Yalnızca, insanların günlük su tüketiminde tasarruf yapmasının sorunu çözmeye yetmediğinin altını çizen Prof. Dr. Metin Turan, şöyle devam etti.
“Türkiye’nin yaklaşık 112 milyar tonluk, yıllık su rezervi bulunuyor. Bunun kullanılabilir olan miktarı ise yaklaşık olarak 55-60 milyar ton. 8 milyar tonu sanayide, 11 milyar tonu insanların günlük tüketiminde ve geri kalan 40-45 milyar tonu tarımda kullanılıyor. Herkes farklı bir şekilde ifade ediyor ama üreticiler açısından baktığınızda girdileriniz aynı, maliyetleriniz aynı ama veriminiz yüzde 30 düşüyorsa, burada çözüm bulmanız lazım. Tarımsal üretimde üretici açısından da veriler acil, önlem alınmalı.”
ÇÖZÜM TARIMDA BİLİMİ KULLANMAK
Sürdürülebilir tarım için, sivil toplum örgütleri, yerel paydaşlar ve devletle iş birliği halinde çözüme ulaşılabileceğini kaydeden Prof. Dr. Turan, “Önümüzdeki dönem, tarım dönemidir. Ne kadar profesyonel olursak hem işletme hem de ülkemiz kazanç sağlar” diye konuştu.

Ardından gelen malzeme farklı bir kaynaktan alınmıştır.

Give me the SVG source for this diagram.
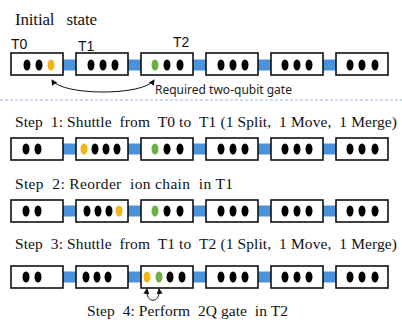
<svg xmlns="http://www.w3.org/2000/svg" width="402" height="320" viewBox="0 0 402 320">
  <style>
    .cap { font-family: 'Liberation Serif', 'DejaVu Serif', serif; font-size: 15.5px; fill: #111; white-space: pre; }
    .title { font-size: 17px; }
    .tl { font-family: 'Liberation Sans', Arial, sans-serif; font-size: 14px; fill: #111; }
    .note { font-family: 'Noto Sans', 'Liberation Sans', sans-serif; font-size: 12px; fill: #222; }
    .bar { fill: #4C92DA; }
    .trap { fill: #fff; stroke: #111; stroke-width: 1.6; }
    .ion { fill: #000; }
    .q0 { fill: #F2B511; }
    .q1 { fill: #6BAF45; }
    .link { fill: none; stroke: #111; stroke-width: 1; }
    .sep { stroke: #9DB4D6; stroke-width: 1; stroke-dasharray: 3 2; }
  </style>
  <defs>
    <marker id="tip" viewBox="0 0 6 6" refX="5" refY="3" markerWidth="6" markerHeight="6" orient="auto-start-reverse" markerUnits="userSpaceOnUse">
      <path d="M0,0 L6,3 L0,6 z" fill="#111"/>
    </marker>
    <!-- one trap zone: white box, ions placed per row -->
    <rect id="box" class="trap" width="52" height="22"/>
    <ellipse id="ion" cx="0" cy="0" rx="3.5" ry="5.5"/>
  </defs>

  <rect width="402" height="320" fill="#fff"/>

  <!-- ===== Initial state ===== -->
  <text class="cap title" x="15" y="25" textLength="82" lengthAdjust="spacing">Initial   state</text>
  <text class="tl" x="11" y="49">T0</text>
  <text class="tl" x="78" y="51">T1</text>
  <text class="tl" x="173" y="47">T2</text>

  <g id="row0">
    <rect class="bar" x="30" y="59.5" width="340" height="11"/>
    <g id="r0-t0"><use href="#box" x="11" y="53"/>
      <use href="#ion" class="ion" x="27" y="65"/><use href="#ion" class="ion" x="39" y="65"/><use href="#ion" class="q0" x="51" y="65"/></g>
    <g id="r0-t1"><use href="#box" x="76" y="53"/>
      <use href="#ion" class="ion" x="91" y="65"/><use href="#ion" class="ion" x="103" y="65"/><use href="#ion" class="ion" x="115" y="65"/></g>
    <g id="r0-t2"><use href="#box" x="141" y="53"/>
      <use href="#ion" class="q1" x="155" y="65"/><use href="#ion" class="ion" x="167" y="65"/><use href="#ion" class="ion" x="180" y="65"/></g>
    <g id="r0-t3"><use href="#box" x="206" y="53"/>
      <use href="#ion" class="ion" x="221" y="65"/><use href="#ion" class="ion" x="233" y="65"/><use href="#ion" class="ion" x="245" y="65"/></g>
    <g id="r0-t4"><use href="#box" x="271" y="53"/>
      <use href="#ion" class="ion" x="285" y="65"/><use href="#ion" class="ion" x="297" y="65"/><use href="#ion" class="ion" x="309" y="65"/></g>
    <g id="r0-t5"><use href="#box" x="336" y="53"/>
      <use href="#ion" class="ion" x="350" y="65"/><use href="#ion" class="ion" x="362" y="65"/><use href="#ion" class="ion" x="375" y="65"/></g>
  </g>

  <g id="connectors">
    <path class="link" d="M52,80 C62,96 144,96 154,80" marker-start="url(#tip)" marker-end="url(#tip)"/>
    <path class="link" d="M147,289 C145,304 161,304 159,289" marker-start="url(#tip)" marker-end="url(#tip)"/>
  </g>
  <text class="note" x="155" y="94">Required two-qubit gate</text>

  <line class="sep" x1="0" y1="100" x2="402" y2="100"/>

  <!-- ===== Step 1 ===== -->
  <text class="cap" x="15" y="127" textLength="382" lengthAdjust="spacing">Step  1: Shuttle  from  T0 to  T1 (1 Split,  1 Move,  1 Merge)</text>
  <g id="row1">
    <rect class="bar" x="30" y="143.5" width="340" height="11"/>
    <g id="r1-t0"><use href="#box" x="11" y="138"/>
      <use href="#ion" class="ion" x="26" y="149"/><use href="#ion" class="ion" x="38" y="149"/></g>
    <g id="r1-t1"><use href="#box" x="76" y="138"/>
      <use href="#ion" class="q0" x="84" y="149"/><use href="#ion" class="ion" x="95" y="149"/><use href="#ion" class="ion" x="106" y="149"/><use href="#ion" class="ion" x="117" y="149"/></g>
    <g id="r1-t2"><use href="#box" x="141" y="138"/>
      <use href="#ion" class="q1" x="155" y="149"/><use href="#ion" class="ion" x="167" y="149"/><use href="#ion" class="ion" x="180" y="149"/></g>
    <g id="r1-t3"><use href="#box" x="206" y="138"/>
      <use href="#ion" class="ion" x="221" y="149"/><use href="#ion" class="ion" x="233" y="149"/><use href="#ion" class="ion" x="245" y="149"/></g>
    <g id="r1-t4"><use href="#box" x="271" y="138"/>
      <use href="#ion" class="ion" x="285" y="149"/><use href="#ion" class="ion" x="297" y="149"/><use href="#ion" class="ion" x="309" y="149"/></g>
    <g id="r1-t5"><use href="#box" x="336" y="138"/>
      <use href="#ion" class="ion" x="350" y="149"/><use href="#ion" class="ion" x="362" y="149"/><use href="#ion" class="ion" x="375" y="149"/></g>
  </g>

  <!-- ===== Step 2 ===== -->
  <text class="cap" x="15" y="189" textLength="218" lengthAdjust="spacing">Step  2: Reorder  ion chain  in T1</text>
  <g id="row2">
    <rect class="bar" x="30" y="205.5" width="340" height="11"/>
    <g id="r2-t0"><use href="#box" x="11" y="200"/>
      <use href="#ion" class="ion" x="26" y="211"/><use href="#ion" class="ion" x="38" y="211"/></g>
    <g id="r2-t1"><use href="#box" x="76" y="200"/>
      <use href="#ion" class="ion" x="87" y="211"/><use href="#ion" class="ion" x="98" y="211"/><use href="#ion" class="ion" x="109" y="211"/><use href="#ion" class="q0" x="119" y="211"/></g>
    <g id="r2-t2"><use href="#box" x="141" y="200"/>
      <use href="#ion" class="q1" x="155" y="211"/><use href="#ion" class="ion" x="167" y="211"/><use href="#ion" class="ion" x="180" y="211"/></g>
    <g id="r2-t3"><use href="#box" x="206" y="200"/>
      <use href="#ion" class="ion" x="221" y="211"/><use href="#ion" class="ion" x="233" y="211"/><use href="#ion" class="ion" x="245" y="211"/></g>
    <g id="r2-t4"><use href="#box" x="271" y="200"/>
      <use href="#ion" class="ion" x="285" y="211"/><use href="#ion" class="ion" x="297" y="211"/><use href="#ion" class="ion" x="309" y="211"/></g>
    <g id="r2-t5"><use href="#box" x="336" y="200"/>
      <use href="#ion" class="ion" x="350" y="211"/><use href="#ion" class="ion" x="362" y="211"/><use href="#ion" class="ion" x="375" y="211"/></g>
  </g>

  <!-- ===== Step 3 ===== -->
  <text class="cap" x="15" y="249" textLength="382" lengthAdjust="spacing">Step  3: Shuttle  from  T1 to  T2 (1 Split,  1 Move,  1 Merge)</text>
  <g id="row3">
    <rect class="bar" x="30" y="271.5" width="340" height="11"/>
    <g id="r3-t0"><use href="#box" x="11" y="266"/>
      <use href="#ion" class="ion" x="26" y="277"/><use href="#ion" class="ion" x="38" y="277"/></g>
    <g id="r3-t1"><use href="#box" x="76" y="266"/>
      <use href="#ion" class="ion" x="86" y="277"/><use href="#ion" class="ion" x="97" y="277"/><use href="#ion" class="ion" x="108" y="277"/></g>
    <g id="r3-t2"><use href="#box" x="141" y="266"/>
      <use href="#ion" class="q0" x="147" y="277"/><use href="#ion" class="q1" x="159" y="277"/><use href="#ion" class="ion" x="170" y="277"/><use href="#ion" class="ion" x="182" y="277"/></g>
    <g id="r3-t3"><use href="#box" x="206" y="266"/>
      <use href="#ion" class="ion" x="221" y="277"/><use href="#ion" class="ion" x="233" y="277"/><use href="#ion" class="ion" x="245" y="277"/></g>
    <g id="r3-t4"><use href="#box" x="271" y="266"/>
      <use href="#ion" class="ion" x="285" y="277"/><use href="#ion" class="ion" x="297" y="277"/><use href="#ion" class="ion" x="309" y="277"/></g>
    <g id="r3-t5"><use href="#box" x="336" y="266"/>
      <use href="#ion" class="ion" x="350" y="277"/><use href="#ion" class="ion" x="362" y="277"/><use href="#ion" class="ion" x="375" y="277"/></g>
  </g>

  <!-- ===== Step 4 ===== -->
  <text class="cap" x="87" y="316" textLength="201" lengthAdjust="spacing">Step  4: Perform  2Q gate  in T2</text>
</svg>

Prof. Dr. Metin Turan, suyun ağırlıklı olarak kullanıldığı tarımsal alanda yapılan bilimsel çalışmalarla kuraklık tehlikesini bertaraf etmenin mümkün olduğunu vurgulayarak şunları kaydetti:
“Ölçmediğiniz hiçbir şeyi yönetemezsiniz. Biz bitki yetiştiriciliğinde tohumdan, tüketime kadar olan tüm aşamaları takip edip ölçümleme yapabiliyoruz. Örneğin, bir domatesin ihtiyacı olan gübre, güneş, su ve diğer girdileri biliyoruz. Ama yaptığımız ölçümlerde bunlardan bazılarını alamadığını ölçümlüyoruz. Bu durumda domatesin ihtiyacı olan neyse onu vermeye çalışıyoruz. Yalnızca serada ya da yalnızca açık alanda bu çalışmaları yapmanız çiftçiyi yormaktan başka bir işe yaramaz. Bölgelere uygun ürünlerin yetiştirilmesi, havza bazlı üretim yapılması çok önemli. Çünkü önümüzdeki 6-7 yıl suyu tükettiğimiz için şu anda çok sayıda su kuyusu kapatıldı.”